Right now, production is spluttering to a close. But, owner Bernard Coulombe is frantically looking for investments that would allow workers to mine deep deposits for another fifty years. The future of the industry lies here.

He was caught short by the recent wave of bad publicity - which included a televised investigation showing Indian workers in a fog of asbestos with only bandanas for protection. But, Coulombe exhibits the irrepressible optimism of a true believer. “It was a frame-up,” he says.

He accepts that chrysotile is carcinogenic, but says it’s safe at low exposures and when mixed with resin, cement or tar. He also maintains that the mine only sells to companies with a proven safety record.

I ask about asbestos-related disease. Around eight miners a year claim compensation from the company for lung cancer, he says. But he doubts whether their illnesses were really caused by asbestos. “Above all, they are smokers,” he says.

In Asbestos, as I find out, disease is the elephant in the room. Quite simply, people do not want to utter a bad word against the life-saving substance that has in fact taken many of their own over the years. Lucie, whose father died a painful death from asbestosis, still defends asbestos with all her heart.

A local nurse of 30 years standing rolls her eyes when I mention the A-word. Rates of asbestos-related disease are no higher here than anywhere else, she says. I ask her where anywhere else is. But, she can’t offer any comparisons.

Why this determination to defend asbestos? After all, for a long time miners were told outrageous lies about their health by the industry. Right up to the seventies, doctors employed by the Johns-Manville Company, the former owner, routinely passed off cases of asbestosis as heart failure, remembers Claude Théroux at the local historical society.

It wasn’t until the workers’ union called in independent doctors that epidemic levels of asbestos-related disease were found. Yet, even knowing this historical injustice, Théroux still can’t fully place the blame on asbestos. The workers did all smoke, he says.

Evidently jobs matter, but there’s also a deeper emotional attachment to the white stuff. A miners’ strike of 1949 was a turning point in provincial history, an uprising against Anglophone masters that heralded the beginnings of Quebec separatism. Today, the industry is small, but sacred. It is also politically untouchable.

Théroux knew Pierre Laliberté, a local historian who had been writing a book about the town. I’d heard how he ran the Paris marathon in 1997 to prove to the world that chrysotile asbestos was not harmful. He’d worn a t-shirt proclaiming “on peut vivre en vainqueur” - we can live as winners. Just before my visit, I discover he recently died of a heart attack.

Théroux shows me boxes of research that Laliberté accumulated for his book, stacked in an airless room in the converted church premises. I feel I have to ask whether his death was asbestos-related. Théroux’s eyes bore into mine as he tells me there was no link with asbestos.

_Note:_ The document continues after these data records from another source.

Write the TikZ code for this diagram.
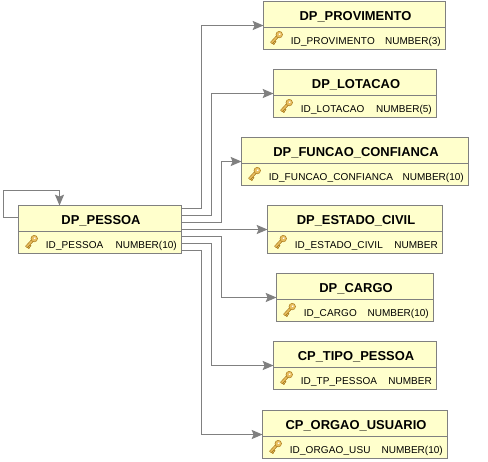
\documentclass[tikz,border=0pt]{standalone}
\usepackage{fontspec}
\setmainfont{Liberation Sans}
\newfontfamily\attrfont[LetterSpace=1.2]{Liberation Sans}
\usetikzlibrary{arrows.meta}
\definecolor{edgegray}{HTML}{808080}
\definecolor{boxyellow}{HTML}{FFFFCC}
\definecolor{keygold}{HTML}{E8BE60}
\definecolor{keydark}{HTML}{A87818}
\tikzset{
  x=0.75pt,y=-0.75pt,
  tablebox/.style={draw=edgegray,line width=0.8pt,fill=boxyellow,inner sep=0pt,outer sep=0pt,anchor=north west},
  titletext/.style={font=\bfseries\fontsize{9.7}{11}\selectfont,inner sep=0pt,text=black,anchor=base},
  attrtext/.style={font=\attrfont\fontsize{7.5}{9}\selectfont,inner sep=0pt,anchor=base west,text=black},
  typetext/.style={font=\fontsize{7.5}{9}\selectfont,inner sep=0pt,anchor=base east,text=black},
  link/.style={draw=edgegray,line width=0.8pt,-{Stealth[length=8.2pt,width=7pt,inset=1.5pt,line width=0pt,fill=edgegray]}},
}
% #1 name, #2 left, #3 top, #4 right, #5 title, #6 attribute, #7 type
\newcommand{\dbtable}[7]{%
  \pgfmathsetmacro{\tw}{(#4-#2)*0.75}
  \node[tablebox,minimum width=\tw pt,minimum height=36pt] (#1) at (#2,#3) {};
  \draw[edgegray,line width=0.8pt] (#2,#3+26) -- (#4,#3+26);
  \node[titletext] (#1t) at ({(#2+#4)/2+1},#3+19) {#5};
  \node[attrtext] (#1a) at (#2+27,#3+42.5) {#6};
  \node[typetext] (#1b) at (#4-4.5,#3+42.5) {#7};
  \begin{scope}[shift={(#2+13,#3+36)},rotate=47]
    \draw[keydark,line width=0.35pt,fill=keygold] (-7.5,-1.2) rectangle (1.5,1.2);
    \draw[keydark,line width=0.35pt,fill=keygold] (-7,1.2) rectangle (-5.6,2.9);
    \draw[keydark,line width=0.35pt,fill=keygold] (-4.6,1.2) rectangle (-3.4,2.5);
    \draw[keydark,line width=0.35pt,fill=keygold] (4,0) circle (3.3);
    \fill[white] (4.5,0) circle (1);
  \end{scope}
}
\begin{document}
\begin{tikzpicture}
\useasboundingbox (0,0) rectangle (488,461);
\dbtable{pessoa}{18.5}{205.5}{181.5}{DP\_PESSOA}{ID\_PESSOA}{NUMBER(10)}
\dbtable{prov}{263.5}{1.5}{445.5}{DP\_PROVIMENTO}{ID\_PROVIMENTO}{NUMBER(3)}
\dbtable{lot}{273.5}{69.5}{436.5}{DP\_LOTACAO}{ID\_LOTACAO}{NUMBER(5)}
\dbtable{func}{241.5}{137.5}{468.5}{DP\_FUNCAO\_CONFIANCA}{ID\_FUNCAO\_CONFIANCA}{NUMBER(10)}
\dbtable{est}{267.5}{205.5}{442.5}{DP\_ESTADO\_CIVIL}{ID\_ESTADO\_CIVIL}{NUMBER}
\dbtable{cargo}{276.5}{273.5}{433.5}{DP\_CARGO}{ID\_CARGO}{NUMBER(10)}
\dbtable{tipo}{273.5}{341.5}{436.5}{CP\_TIPO\_PESSOA}{ID\_TP\_PESSOA}{NUMBER}
\dbtable{orgao}{262.5}{410.5}{447.5}{CP\_ORGAO\_USUARIO}{ID\_ORGAO\_USU}{NUMBER(10)}
\coordinate (bendA) at (201.5,0);
\coordinate (bendB) at (211.5,0);
\coordinate (bendC) at (221.5,0);
\draw[link] ([yshift=15.75pt]pessoa.east) -| (bendA |- prov.west) -- (prov.west);
\draw[link] ([yshift=10.5pt]pessoa.east) -| (bendB |- lot.west) -- (lot.west);
\draw[link] ([yshift=5.25pt]pessoa.east) -| (bendC |- func.west) -- (func.west);
\draw[link] (pessoa.east) -- (est.west);
\draw[link] ([yshift=-5.25pt]pessoa.east) -| (bendC |- cargo.west) -- (cargo.west);
\draw[link] ([yshift=-10.5pt]pessoa.east) -| (bendB |- tipo.west) -- (tipo.west);
\draw[link] ([yshift=-15.75pt]pessoa.east) -| (bendA |- orgao.west) -- (orgao.west);
\coordinate (loopA) at (3.5,190.5);
\coordinate (loopB) at (59.5,190.5);
\draw[link] ([yshift=9pt]pessoa.west) -| (loopA) -- (loopB) -- (loopB |- pessoa.north);
\end{tikzpicture}
\end{document}
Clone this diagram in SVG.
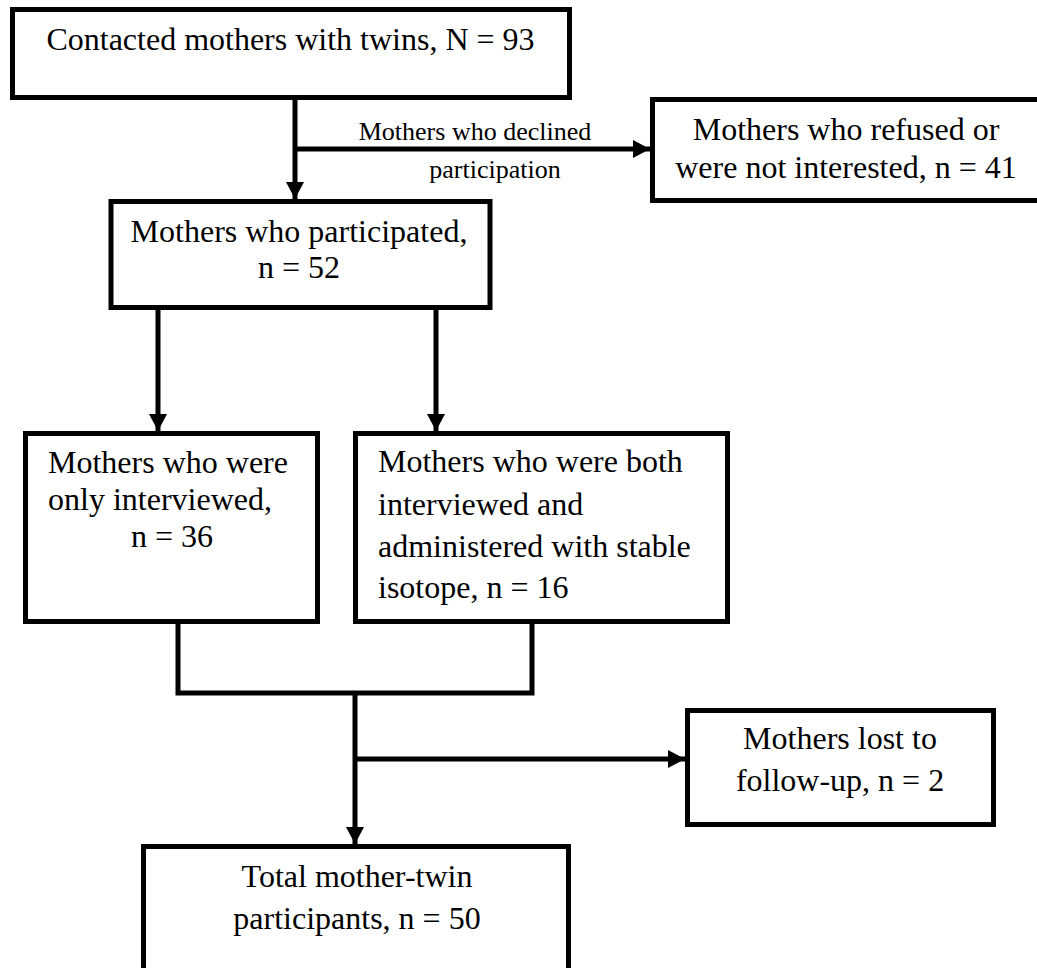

Official statistics show asbestos has made people sick. The province’s public health institute recorded “significant excesses” in deaths from asbestosis among men in the asbestos mining regions – Estrie and Chaudière-Appalaches -between 1981 and 2004. Chaudière-Appalaches, home of the nearby Thetford Mine, shows high rates of malignant mesothelioma for men and women.

Stephen McDougall, a local freelance journalist, thinks the studies are incomplete - they don’t include factors like heredity, environment, lifestyle and the length of fibres inhaled. This seems to take the hair-splitting to new extremes. I feel my head is about to explode.

Woefully, he tells me that journalists seldom visit. “They’re afraid,” he says. “The outside world sees us as a strange place, but we don’t give a damn.”